Questions sur l’actualité du 2 Avril 2012
Le coup d’Etat au Mali a été annoncé le 22 mars 2012 à Bamako. Il suffit de tirer en l’air pour terroriser la population, bloquer la radio et la télévision et des années d’efforts pour enraciner la démocratie au Mali partent en fumée.
Quelles que soient les raisons, à quatre semaines des prochaines élections, il faut croire que les militaires qui « traitent » le Président d’incompétent ont manqué d’intelligence. Ils ont assurément vu trop de films de « Zorro »… Alors Zorro est arrivé et on change la constitution pour se donner une légitimité.
Tout continue presque comme avant ! Pas d’armes pour mater la rébellion au Nord laquelle gagne des positions dans la confusion générale. Pas d’améliorations de la pauvreté suite à un coup d’Etat ! Il y a malgré tout une réprobation importante de la majorité de la population malienne et des communautés africaine et internationale !
Impasse politique, disparition d’Amadou Toumani Touré du palais présidentiel de Koulouba puis réapparition quelque part dans Bamako. Il suffit de quelques sous-officiers mal-nourris, mal-éduqués, ayant de sérieuses difficultés à relire les textes de déclaration pour déconstruire le travail patient de construction de la démocratie malienne. Alors on a beau nous dire qu’il s’agit là d’une opération de revendication catégorielle qui a mal tourné, cela n’est pas intelligent ! Mais qui sont-ils ces « militaires » qui n’ont rien compris à la légitimité républicaine où l’armée est au service des civils et non le contraire. Malgré la réprobation de la communauté internationale, la France qui est entrée rapidement en contact avec le capitaine Amadou Haya Sanogo, chef visible de la junte putschiste, se contente mollement de ne pas intervenir.
Le droit d’ingérence a subi la maladie d’Alzeimer par intermittence. Ce ne fut pourtant pas le cas en Côte d’Ivoire ou en Libye. Il y a comme un consentement tacite de la communauté internationale pour « humilier et lâcher » ATT, un arrière-goût d’une opération punitive pour celui qui n’a pas toujours cédé à la France. Regardons les choses en face. Des soldats de second rang peuvent, sur la base d’un mécontentement, certes justifié, changer le cours des évènements au Mali. Faire un coup d’Etat, ce n’est pas gouverner. Qui se cache derrière tout ceci ?

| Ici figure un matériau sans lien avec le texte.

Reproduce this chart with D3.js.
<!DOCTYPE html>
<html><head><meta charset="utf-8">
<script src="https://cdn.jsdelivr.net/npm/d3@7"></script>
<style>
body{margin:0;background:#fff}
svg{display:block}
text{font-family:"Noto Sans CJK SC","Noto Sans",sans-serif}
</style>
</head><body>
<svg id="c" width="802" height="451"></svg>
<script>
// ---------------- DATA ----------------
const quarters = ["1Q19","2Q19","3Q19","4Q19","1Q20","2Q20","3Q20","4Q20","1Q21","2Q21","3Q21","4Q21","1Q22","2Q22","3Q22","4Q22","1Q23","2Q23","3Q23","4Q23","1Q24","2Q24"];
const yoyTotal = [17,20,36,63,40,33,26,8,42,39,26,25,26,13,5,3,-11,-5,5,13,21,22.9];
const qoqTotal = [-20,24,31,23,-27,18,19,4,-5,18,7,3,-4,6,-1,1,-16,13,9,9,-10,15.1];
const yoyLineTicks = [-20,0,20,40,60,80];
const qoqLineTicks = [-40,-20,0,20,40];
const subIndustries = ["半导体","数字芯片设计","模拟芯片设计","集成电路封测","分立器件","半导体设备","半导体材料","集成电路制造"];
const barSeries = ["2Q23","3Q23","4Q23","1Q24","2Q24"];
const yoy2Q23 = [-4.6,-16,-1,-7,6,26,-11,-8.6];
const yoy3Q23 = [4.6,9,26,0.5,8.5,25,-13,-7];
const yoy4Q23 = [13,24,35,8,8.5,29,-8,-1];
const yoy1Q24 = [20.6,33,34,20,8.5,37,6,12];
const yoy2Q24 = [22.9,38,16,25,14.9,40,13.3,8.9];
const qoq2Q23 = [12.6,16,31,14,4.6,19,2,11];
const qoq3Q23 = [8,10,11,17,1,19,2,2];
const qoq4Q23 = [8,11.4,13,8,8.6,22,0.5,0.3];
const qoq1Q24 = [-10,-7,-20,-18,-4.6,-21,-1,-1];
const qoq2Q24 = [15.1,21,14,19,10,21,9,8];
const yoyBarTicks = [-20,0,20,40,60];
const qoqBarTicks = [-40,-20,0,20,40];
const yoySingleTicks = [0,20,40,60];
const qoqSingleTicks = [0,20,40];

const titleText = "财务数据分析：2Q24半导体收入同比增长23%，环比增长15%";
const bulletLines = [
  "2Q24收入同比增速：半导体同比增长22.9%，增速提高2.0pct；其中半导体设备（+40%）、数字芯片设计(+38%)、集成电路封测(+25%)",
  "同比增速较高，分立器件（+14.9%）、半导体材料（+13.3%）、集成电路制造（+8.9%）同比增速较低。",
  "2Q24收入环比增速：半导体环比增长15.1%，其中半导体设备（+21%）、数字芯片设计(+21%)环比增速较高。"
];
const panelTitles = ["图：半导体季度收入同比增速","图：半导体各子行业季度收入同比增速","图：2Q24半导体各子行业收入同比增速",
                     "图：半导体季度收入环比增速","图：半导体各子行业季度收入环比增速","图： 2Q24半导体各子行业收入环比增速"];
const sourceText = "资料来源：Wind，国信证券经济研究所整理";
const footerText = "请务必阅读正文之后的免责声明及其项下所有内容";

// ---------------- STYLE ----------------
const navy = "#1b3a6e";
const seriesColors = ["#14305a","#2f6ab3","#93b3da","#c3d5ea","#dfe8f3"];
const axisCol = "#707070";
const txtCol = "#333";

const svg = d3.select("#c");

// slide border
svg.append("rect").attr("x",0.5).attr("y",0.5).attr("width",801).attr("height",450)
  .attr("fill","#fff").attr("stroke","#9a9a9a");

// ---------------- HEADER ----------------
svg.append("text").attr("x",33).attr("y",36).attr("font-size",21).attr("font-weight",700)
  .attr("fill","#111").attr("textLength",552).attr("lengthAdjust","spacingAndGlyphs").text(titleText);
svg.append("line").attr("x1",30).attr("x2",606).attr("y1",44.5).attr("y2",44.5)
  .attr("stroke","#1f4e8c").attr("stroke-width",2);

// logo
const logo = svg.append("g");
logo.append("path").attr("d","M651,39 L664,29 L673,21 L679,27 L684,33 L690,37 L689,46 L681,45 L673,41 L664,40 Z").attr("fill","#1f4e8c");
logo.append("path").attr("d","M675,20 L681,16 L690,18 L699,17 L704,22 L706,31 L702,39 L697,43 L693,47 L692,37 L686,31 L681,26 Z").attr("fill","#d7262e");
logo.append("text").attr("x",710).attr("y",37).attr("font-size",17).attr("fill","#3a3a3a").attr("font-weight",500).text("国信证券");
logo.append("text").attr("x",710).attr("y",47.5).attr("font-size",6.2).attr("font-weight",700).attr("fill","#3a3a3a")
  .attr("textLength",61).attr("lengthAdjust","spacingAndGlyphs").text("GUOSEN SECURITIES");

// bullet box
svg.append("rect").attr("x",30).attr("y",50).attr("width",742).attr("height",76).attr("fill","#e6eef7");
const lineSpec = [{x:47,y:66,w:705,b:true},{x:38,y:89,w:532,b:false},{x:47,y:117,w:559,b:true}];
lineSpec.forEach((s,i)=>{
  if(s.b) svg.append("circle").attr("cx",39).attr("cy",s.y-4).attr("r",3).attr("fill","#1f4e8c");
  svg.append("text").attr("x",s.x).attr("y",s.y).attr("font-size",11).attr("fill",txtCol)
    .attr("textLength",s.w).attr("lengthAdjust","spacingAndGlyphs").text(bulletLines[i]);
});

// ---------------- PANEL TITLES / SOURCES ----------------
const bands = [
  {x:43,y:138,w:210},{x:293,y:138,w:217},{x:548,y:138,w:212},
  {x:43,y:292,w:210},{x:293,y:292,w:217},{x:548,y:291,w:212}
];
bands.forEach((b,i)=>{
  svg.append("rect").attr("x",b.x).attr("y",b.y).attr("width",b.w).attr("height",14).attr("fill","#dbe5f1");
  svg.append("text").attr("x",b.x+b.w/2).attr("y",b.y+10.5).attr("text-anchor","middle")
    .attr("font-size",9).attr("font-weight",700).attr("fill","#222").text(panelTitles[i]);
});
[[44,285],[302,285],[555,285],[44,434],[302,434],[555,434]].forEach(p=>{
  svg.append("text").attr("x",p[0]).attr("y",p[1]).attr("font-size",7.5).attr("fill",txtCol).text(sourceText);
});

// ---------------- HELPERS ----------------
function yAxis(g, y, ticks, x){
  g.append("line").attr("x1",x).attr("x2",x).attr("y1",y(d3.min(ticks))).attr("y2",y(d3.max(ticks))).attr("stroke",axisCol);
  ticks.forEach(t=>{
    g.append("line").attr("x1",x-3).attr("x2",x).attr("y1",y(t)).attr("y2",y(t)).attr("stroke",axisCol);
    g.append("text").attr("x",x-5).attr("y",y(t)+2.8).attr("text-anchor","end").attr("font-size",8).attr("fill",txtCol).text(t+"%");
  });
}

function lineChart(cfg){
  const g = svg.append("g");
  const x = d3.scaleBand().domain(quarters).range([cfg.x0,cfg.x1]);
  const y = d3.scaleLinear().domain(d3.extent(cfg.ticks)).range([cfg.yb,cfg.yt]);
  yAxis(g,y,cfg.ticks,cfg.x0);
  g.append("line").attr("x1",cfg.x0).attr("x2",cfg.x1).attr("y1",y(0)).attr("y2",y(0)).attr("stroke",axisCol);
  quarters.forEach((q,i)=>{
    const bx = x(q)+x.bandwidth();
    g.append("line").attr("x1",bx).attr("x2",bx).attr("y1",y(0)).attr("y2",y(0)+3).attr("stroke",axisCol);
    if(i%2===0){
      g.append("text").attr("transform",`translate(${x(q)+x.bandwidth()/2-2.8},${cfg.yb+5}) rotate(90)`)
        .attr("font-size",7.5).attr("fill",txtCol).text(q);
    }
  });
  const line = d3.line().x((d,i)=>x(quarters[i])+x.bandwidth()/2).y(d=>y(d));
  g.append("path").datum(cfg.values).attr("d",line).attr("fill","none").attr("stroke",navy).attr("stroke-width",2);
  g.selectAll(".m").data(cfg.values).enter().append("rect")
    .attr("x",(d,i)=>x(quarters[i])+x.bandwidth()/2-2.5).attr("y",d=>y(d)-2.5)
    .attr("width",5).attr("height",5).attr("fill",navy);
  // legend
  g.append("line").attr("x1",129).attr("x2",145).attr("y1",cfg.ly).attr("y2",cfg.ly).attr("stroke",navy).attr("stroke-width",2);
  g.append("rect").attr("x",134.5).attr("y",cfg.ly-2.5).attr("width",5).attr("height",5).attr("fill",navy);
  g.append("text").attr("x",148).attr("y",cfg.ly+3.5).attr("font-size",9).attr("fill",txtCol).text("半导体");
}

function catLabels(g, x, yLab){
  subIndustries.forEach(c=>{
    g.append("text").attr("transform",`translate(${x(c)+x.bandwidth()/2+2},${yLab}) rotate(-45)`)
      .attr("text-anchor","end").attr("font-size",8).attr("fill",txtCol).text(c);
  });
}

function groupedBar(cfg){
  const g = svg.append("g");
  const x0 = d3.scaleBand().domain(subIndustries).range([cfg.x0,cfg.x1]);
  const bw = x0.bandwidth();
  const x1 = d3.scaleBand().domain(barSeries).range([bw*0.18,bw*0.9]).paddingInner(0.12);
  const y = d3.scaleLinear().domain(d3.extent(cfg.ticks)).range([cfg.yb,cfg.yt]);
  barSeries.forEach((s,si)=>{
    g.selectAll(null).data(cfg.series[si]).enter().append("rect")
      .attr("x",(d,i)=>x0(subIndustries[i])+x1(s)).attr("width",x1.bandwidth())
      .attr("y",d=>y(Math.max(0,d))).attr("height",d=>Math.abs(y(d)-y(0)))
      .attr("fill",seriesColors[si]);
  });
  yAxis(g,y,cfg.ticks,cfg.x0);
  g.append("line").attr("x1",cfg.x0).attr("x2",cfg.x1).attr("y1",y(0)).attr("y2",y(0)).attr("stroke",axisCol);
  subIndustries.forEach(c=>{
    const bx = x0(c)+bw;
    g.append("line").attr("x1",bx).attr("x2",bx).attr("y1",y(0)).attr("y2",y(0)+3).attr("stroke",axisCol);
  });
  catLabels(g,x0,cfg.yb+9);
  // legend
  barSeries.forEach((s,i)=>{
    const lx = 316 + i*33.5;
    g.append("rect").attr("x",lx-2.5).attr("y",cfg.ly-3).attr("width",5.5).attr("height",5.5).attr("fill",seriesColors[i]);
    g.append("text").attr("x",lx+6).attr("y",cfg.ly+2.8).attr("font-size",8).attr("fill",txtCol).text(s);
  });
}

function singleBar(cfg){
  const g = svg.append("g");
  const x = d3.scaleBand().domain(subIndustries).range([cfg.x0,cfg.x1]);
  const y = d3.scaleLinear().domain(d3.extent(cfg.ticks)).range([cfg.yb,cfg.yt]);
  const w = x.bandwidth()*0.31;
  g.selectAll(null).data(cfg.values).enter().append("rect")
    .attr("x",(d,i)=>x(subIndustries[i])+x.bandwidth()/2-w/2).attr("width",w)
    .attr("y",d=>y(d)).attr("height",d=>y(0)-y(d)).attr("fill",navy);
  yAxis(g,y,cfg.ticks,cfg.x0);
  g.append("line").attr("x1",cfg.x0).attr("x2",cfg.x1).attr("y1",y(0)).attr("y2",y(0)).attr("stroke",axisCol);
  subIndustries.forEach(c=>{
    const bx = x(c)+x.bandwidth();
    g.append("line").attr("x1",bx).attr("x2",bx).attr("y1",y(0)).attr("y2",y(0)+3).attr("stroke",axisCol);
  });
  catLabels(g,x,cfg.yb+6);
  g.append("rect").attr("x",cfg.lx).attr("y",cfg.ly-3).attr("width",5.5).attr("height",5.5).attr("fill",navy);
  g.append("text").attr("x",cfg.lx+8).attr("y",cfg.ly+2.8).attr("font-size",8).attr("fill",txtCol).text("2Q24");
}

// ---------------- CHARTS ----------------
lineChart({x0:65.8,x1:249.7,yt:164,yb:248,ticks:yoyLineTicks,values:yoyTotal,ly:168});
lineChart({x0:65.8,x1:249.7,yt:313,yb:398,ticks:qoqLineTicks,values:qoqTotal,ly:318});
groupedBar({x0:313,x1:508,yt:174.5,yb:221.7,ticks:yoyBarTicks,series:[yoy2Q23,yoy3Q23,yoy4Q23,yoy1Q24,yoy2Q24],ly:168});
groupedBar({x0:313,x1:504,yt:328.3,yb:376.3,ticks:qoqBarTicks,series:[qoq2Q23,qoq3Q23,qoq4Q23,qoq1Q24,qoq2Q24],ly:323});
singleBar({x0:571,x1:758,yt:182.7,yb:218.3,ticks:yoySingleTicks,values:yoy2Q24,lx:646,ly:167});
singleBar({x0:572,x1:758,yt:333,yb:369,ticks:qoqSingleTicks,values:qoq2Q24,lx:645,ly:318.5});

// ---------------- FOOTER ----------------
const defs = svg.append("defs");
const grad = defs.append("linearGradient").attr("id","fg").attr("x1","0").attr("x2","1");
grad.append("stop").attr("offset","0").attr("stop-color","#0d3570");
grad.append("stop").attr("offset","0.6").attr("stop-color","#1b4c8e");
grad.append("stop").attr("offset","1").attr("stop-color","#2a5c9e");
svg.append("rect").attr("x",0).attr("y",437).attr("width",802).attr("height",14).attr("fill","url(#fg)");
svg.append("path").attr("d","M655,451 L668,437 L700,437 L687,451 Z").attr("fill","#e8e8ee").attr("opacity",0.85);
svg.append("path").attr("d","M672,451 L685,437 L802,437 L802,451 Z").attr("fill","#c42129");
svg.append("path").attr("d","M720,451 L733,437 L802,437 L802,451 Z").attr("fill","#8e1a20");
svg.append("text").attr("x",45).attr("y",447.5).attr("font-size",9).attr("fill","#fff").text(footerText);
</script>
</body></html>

Il suffisait pourtant d’attendre quatre semaines pour que le Président ATT tire sa révérence annoncée de longue date. En fait, ces militaires, avec un consentement tacite extérieur, aiment humilier. Ils ont trop insisté sur « l’incompétence » d’ATT parce que ce dernier aurait fait subir une humiliation à l’armée malienne dans la guerre territoriale au nord du Mali en ne mettant pas les meilleurs équipements de riposte militaire à disposition. La rébellion progresse pourtant, et les putschistes ne sont pas en train de les repousser.

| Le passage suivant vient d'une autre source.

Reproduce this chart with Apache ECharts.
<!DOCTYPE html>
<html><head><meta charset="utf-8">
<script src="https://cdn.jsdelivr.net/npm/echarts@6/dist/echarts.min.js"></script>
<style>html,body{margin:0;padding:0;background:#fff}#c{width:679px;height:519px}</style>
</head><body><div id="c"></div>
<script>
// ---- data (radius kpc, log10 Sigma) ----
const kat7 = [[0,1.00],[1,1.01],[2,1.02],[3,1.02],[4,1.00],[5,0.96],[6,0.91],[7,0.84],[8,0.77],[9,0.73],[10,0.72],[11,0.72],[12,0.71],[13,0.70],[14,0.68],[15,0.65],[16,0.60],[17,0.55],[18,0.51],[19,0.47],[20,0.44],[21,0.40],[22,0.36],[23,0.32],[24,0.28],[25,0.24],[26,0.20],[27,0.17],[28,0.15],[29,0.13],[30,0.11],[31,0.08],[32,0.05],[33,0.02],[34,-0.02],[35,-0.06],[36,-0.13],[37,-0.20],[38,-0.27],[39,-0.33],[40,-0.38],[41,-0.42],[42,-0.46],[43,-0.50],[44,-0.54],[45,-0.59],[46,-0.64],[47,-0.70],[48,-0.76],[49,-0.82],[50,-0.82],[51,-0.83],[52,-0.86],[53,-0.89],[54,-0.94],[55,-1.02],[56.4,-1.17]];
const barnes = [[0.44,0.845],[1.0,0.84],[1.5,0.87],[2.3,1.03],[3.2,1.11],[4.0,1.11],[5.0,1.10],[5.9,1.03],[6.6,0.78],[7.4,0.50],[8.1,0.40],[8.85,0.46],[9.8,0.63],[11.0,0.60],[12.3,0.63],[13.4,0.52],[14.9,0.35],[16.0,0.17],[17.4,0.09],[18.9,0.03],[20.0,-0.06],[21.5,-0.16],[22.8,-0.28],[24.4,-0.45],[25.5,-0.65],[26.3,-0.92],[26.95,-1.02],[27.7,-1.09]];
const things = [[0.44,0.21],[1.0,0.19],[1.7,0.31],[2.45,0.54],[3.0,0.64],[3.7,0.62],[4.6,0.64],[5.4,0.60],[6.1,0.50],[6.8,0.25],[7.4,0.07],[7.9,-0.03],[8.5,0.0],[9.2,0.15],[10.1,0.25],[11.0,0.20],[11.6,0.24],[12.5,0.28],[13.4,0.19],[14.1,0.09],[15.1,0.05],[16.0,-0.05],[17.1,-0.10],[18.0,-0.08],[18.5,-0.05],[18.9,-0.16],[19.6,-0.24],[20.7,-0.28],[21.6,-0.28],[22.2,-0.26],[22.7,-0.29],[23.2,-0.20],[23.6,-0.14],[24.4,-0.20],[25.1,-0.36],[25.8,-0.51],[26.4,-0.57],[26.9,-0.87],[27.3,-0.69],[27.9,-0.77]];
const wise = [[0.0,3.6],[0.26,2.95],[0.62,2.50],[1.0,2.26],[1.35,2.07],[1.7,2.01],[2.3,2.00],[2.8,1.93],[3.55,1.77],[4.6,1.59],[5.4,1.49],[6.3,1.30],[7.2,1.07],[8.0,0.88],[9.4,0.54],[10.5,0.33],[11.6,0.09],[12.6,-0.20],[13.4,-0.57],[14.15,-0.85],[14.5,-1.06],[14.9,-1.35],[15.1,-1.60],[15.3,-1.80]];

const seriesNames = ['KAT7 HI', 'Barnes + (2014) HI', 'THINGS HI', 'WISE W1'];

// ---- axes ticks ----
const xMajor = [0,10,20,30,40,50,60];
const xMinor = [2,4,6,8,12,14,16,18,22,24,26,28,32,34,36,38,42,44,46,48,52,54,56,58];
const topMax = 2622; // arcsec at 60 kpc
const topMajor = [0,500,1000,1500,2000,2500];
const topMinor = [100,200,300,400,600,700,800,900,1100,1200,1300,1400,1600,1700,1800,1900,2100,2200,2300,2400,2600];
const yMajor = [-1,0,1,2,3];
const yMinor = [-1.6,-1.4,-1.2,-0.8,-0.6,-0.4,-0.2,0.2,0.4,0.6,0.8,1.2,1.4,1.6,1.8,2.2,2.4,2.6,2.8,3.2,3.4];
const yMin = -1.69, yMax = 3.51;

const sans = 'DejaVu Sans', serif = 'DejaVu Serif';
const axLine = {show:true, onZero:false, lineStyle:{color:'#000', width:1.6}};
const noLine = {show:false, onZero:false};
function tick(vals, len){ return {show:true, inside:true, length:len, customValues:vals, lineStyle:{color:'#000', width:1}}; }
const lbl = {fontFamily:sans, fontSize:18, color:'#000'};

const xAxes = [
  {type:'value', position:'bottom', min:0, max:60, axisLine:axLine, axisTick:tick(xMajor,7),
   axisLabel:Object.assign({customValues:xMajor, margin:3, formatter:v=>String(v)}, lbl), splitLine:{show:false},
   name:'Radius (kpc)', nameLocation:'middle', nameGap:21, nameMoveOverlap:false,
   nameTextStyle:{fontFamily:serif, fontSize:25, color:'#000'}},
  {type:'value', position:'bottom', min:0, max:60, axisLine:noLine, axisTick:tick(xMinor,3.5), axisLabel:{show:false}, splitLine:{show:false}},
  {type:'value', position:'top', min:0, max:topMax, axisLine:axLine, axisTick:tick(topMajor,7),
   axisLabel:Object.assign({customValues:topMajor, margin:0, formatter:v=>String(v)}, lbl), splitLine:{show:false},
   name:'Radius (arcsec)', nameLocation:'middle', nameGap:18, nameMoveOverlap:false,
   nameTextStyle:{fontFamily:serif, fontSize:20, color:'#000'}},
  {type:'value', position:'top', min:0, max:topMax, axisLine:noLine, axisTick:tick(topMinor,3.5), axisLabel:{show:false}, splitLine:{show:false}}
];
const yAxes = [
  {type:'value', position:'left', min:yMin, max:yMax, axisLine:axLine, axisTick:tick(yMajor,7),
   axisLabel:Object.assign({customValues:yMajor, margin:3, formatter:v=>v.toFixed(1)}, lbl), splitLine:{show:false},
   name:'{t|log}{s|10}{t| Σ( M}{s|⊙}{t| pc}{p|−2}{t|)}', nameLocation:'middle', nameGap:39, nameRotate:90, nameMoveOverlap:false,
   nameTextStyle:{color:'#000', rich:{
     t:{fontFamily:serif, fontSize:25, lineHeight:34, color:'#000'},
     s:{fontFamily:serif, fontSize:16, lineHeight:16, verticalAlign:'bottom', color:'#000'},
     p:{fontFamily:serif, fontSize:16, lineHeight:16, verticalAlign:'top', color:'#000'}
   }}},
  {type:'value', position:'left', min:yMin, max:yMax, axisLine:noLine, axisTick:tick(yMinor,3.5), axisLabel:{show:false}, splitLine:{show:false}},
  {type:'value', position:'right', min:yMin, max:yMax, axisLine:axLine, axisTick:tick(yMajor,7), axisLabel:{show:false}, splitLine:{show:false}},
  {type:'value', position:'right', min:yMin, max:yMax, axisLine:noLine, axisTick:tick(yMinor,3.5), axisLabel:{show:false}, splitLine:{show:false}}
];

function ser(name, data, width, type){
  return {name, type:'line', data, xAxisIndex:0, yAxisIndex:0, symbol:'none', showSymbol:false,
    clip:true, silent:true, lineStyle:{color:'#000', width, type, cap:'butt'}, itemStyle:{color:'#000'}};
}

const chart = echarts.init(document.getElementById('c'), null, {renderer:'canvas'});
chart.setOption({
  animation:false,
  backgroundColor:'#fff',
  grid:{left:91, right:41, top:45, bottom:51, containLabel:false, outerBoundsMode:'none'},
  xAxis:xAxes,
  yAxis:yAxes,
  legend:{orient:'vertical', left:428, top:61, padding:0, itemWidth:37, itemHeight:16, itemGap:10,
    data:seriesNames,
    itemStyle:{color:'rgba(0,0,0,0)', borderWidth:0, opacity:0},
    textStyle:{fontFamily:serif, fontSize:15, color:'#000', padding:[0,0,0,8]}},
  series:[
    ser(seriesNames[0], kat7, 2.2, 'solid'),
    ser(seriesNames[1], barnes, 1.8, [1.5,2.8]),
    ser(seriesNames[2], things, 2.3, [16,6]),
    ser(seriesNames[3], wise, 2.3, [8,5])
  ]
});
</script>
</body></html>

Mais, n’est-ce pas aussi la maladie des dirigeants africains de ne plus être capables d’écouter les doléances des « petits militaires », ceux d’en bas qui sont censés être sous contrôle des généraux et autres colonels ? Ils sont où d’ailleurs ces généraux maliens ? Cachés disent certains, poltrons disent d’autres ! Ils attendent de voir la tournure de ce putsch militaire avant de s’aligner sur les positions du plus fort. Et l’éthique dans tout ceci ? Cette instabilité pourrait d’ailleurs avoir un impact négatif sur les populations déplacées alors que de nombreux pays scandinaves ont déjà commencé à budgétiser des sommes importantes pour une famine qui s’annonce dans le nord du Mali. Ce n’est pas la Croix-rouge malienne qui démentira. Qu’est-ce qu’ils ont ces militaires à s’en prendre à l’autorité d’un Etat pauvre et démocratique ?
Rappelons que le premier coup d’Etat en Afrique a eu lieu au Togo en 1963 avec l’assassinat du 1er Président Sylvanus Olympio. Celui-ci aurait commis l’erreur de ne pas prendre en considération immédiatement les revendications formulées par les sous-officiers souvent régulièrement humiliés et frustrés. Plus récemment, l’arrivée du Capitaine Dadis Camara (aujourd’hui déchu et en convalescence au Burkina-Faso) à la tête de la Guinée n’est pas très différente sauf que cela s’est accompagné de crimes et viols par des militaires guinéens restés impunis à ce jour. Le putsch militaire est donc le privilège de celui qui a la force et peut faire « sauter » l’autorité de l’Etat en y substituant l’aventure et les incertitudes.
Il est vrai qu’au Niger voisin, il faut bien parler d’un Coup d’Etat libérateur. C’est donc au Peuple malien, une majorité silencieuse de revendiquer par des manifestations leur droit à des élections libres sans la pression militaire. YEA.